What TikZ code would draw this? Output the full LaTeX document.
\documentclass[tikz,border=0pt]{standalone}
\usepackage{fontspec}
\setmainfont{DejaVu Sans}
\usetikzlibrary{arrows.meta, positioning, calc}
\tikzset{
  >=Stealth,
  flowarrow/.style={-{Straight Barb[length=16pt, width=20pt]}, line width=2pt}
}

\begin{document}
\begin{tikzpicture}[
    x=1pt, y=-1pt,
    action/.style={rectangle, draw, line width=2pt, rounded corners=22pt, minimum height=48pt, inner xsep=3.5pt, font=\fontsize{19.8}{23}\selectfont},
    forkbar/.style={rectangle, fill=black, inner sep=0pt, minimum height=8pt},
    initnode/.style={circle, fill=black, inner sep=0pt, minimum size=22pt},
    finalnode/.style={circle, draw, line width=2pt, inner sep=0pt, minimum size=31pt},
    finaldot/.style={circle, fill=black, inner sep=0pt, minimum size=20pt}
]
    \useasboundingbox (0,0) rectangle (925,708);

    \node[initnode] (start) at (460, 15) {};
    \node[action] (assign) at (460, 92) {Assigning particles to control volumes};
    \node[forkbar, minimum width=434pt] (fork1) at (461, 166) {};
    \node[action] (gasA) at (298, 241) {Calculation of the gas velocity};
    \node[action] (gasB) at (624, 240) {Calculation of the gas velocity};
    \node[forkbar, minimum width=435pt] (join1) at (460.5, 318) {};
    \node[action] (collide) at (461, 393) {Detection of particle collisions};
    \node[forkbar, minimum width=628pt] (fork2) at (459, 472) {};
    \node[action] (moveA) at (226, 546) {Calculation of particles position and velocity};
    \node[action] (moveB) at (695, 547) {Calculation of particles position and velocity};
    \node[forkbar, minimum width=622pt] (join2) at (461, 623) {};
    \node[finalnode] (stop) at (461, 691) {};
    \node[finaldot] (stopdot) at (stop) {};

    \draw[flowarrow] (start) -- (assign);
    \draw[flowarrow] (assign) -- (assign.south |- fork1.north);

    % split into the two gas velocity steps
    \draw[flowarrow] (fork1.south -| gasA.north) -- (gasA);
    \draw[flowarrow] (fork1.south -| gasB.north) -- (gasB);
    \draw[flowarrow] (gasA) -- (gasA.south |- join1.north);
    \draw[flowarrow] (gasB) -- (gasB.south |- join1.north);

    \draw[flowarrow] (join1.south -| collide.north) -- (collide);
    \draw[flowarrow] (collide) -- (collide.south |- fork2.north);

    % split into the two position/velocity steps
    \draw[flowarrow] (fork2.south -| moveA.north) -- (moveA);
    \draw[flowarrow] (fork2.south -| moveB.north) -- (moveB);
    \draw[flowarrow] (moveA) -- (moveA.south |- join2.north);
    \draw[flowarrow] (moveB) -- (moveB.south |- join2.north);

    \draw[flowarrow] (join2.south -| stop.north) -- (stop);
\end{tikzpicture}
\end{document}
● ● ● ● ●
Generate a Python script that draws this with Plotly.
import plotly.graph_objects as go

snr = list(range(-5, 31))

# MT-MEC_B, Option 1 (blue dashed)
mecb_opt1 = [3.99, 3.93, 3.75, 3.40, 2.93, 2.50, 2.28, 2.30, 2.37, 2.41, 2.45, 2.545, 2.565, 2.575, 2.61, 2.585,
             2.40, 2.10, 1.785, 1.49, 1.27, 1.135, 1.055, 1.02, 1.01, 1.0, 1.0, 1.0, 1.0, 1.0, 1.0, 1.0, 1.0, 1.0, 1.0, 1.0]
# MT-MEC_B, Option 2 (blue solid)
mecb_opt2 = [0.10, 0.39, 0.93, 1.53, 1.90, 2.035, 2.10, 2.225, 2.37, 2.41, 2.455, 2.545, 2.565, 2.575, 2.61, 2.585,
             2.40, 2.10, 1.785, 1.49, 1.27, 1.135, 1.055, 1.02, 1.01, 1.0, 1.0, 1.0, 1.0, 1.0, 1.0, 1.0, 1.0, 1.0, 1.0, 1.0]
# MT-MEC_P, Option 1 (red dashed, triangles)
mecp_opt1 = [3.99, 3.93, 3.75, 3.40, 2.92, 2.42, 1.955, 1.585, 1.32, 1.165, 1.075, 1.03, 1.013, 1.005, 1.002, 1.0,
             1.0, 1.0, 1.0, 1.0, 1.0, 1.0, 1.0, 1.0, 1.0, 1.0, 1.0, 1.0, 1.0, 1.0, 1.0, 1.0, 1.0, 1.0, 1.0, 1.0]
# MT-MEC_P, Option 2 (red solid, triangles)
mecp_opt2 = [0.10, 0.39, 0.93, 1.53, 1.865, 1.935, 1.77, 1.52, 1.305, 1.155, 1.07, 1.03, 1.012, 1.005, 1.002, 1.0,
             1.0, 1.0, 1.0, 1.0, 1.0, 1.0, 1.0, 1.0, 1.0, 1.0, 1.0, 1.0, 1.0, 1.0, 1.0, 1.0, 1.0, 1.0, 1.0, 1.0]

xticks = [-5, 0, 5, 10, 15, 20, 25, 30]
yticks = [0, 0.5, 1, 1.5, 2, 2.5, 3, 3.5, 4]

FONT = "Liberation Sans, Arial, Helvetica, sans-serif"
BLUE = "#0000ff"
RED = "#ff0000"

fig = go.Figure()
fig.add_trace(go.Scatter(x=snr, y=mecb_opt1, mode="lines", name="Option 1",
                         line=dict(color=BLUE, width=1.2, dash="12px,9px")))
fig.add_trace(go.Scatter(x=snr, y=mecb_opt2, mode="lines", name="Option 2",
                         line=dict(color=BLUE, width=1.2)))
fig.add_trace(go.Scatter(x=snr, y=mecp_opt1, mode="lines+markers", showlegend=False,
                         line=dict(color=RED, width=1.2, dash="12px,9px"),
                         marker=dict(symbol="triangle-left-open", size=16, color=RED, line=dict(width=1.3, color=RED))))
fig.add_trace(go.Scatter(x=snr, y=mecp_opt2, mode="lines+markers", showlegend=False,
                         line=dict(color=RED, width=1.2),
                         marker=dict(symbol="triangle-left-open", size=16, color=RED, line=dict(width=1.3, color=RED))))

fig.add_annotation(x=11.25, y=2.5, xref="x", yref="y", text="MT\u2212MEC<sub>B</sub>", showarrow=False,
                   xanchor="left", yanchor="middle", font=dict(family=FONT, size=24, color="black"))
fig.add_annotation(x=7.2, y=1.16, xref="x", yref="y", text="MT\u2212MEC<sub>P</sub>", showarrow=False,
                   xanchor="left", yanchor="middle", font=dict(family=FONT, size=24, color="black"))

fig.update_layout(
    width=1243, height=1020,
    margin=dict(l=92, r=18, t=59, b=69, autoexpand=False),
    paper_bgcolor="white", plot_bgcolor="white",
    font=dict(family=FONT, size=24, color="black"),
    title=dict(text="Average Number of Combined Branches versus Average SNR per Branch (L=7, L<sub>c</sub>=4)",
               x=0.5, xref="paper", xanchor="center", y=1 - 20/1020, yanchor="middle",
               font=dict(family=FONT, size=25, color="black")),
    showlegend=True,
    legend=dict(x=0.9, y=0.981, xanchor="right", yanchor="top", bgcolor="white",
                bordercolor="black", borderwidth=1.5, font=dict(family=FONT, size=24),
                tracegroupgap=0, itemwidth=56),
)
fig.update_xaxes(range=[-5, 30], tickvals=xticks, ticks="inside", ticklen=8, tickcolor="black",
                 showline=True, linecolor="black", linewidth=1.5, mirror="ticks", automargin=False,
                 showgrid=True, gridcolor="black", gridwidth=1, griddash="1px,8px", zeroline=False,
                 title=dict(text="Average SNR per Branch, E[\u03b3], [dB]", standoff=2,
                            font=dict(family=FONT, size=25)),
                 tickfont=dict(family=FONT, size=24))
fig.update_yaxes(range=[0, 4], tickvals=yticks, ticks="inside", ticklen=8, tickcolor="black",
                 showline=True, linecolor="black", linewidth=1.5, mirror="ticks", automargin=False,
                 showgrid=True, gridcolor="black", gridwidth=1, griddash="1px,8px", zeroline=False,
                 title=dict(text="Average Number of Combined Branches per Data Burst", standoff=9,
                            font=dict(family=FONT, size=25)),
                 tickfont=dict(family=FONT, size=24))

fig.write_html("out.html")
● ● ● ● ●
(Written exercise)
Extract the lines from the line with "What TikZ code" to the line with "(gasB.south |- join1.north);", inclusive, reproducing them exactly and leaving out every other line.

(Answer to the task)
What TikZ code would draw this? Output the full LaTeX document.
\documentclass[tikz,border=0pt]{standalone}
\usepackage{fontspec}
\setmainfont{DejaVu Sans}
\usetikzlibrary{arrows.meta, positioning, calc}
\tikzset{
  >=Stealth,
  flowarrow/.style={-{Straight Barb[length=16pt, width=20pt]}, line width=2pt}
}

\begin{document}
\begin{tikzpicture}[
    x=1pt, y=-1pt,
    action/.style={rectangle, draw, line width=2pt, rounded corners=22pt, minimum height=48pt, inner xsep=3.5pt, font=\fontsize{19.8}{23}\selectfont},
    forkbar/.style={rectangle, fill=black, inner sep=0pt, minimum height=8pt},
    initnode/.style={circle, fill=black, inner sep=0pt, minimum size=22pt},
    finalnode/.style={circle, draw, line width=2pt, inner sep=0pt, minimum size=31pt},
    finaldot/.style={circle, fill=black, inner sep=0pt, minimum size=20pt}
]
    \useasboundingbox (0,0) rectangle (925,708);

    \node[initnode] (start) at (460, 15) {};
    \node[action] (assign) at (460, 92) {Assigning particles to control volumes};
    \node[forkbar, minimum width=434pt] (fork1) at (461, 166) {};
    \node[action] (gasA) at (298, 241) {Calculation of the gas velocity};
    \node[action] (gasB) at (624, 240) {Calculation of the gas velocity};
    \node[forkbar, minimum width=435pt] (join1) at (460.5, 318) {};
    \node[action] (collide) at (461, 393) {Detection of particle collisions};
    \node[forkbar, minimum width=628pt] (fork2) at (459, 472) {};
    \node[action] (moveA) at (226, 546) {Calculation of particles position and velocity};
    \node[action] (moveB) at (695, 547) {Calculation of particles position and velocity};
    \node[forkbar, minimum width=622pt] (join2) at (461, 623) {};
    \node[finalnode] (stop) at (461, 691) {};
    \node[finaldot] (stopdot) at (stop) {};

    \draw[flowarrow] (start) -- (assign);
    \draw[flowarrow] (assign) -- (assign.south |- fork1.north);

    % split into the two gas velocity steps
    \draw[flowarrow] (fork1.south -| gasA.north) -- (gasA);
    \draw[flowarrow] (fork1.south -| gasB.north) -- (gasB);
    \draw[flowarrow] (gasA) -- (gasA.south |- join1.north);
    \draw[flowarrow] (gasB) -- (gasB.south |- join1.north);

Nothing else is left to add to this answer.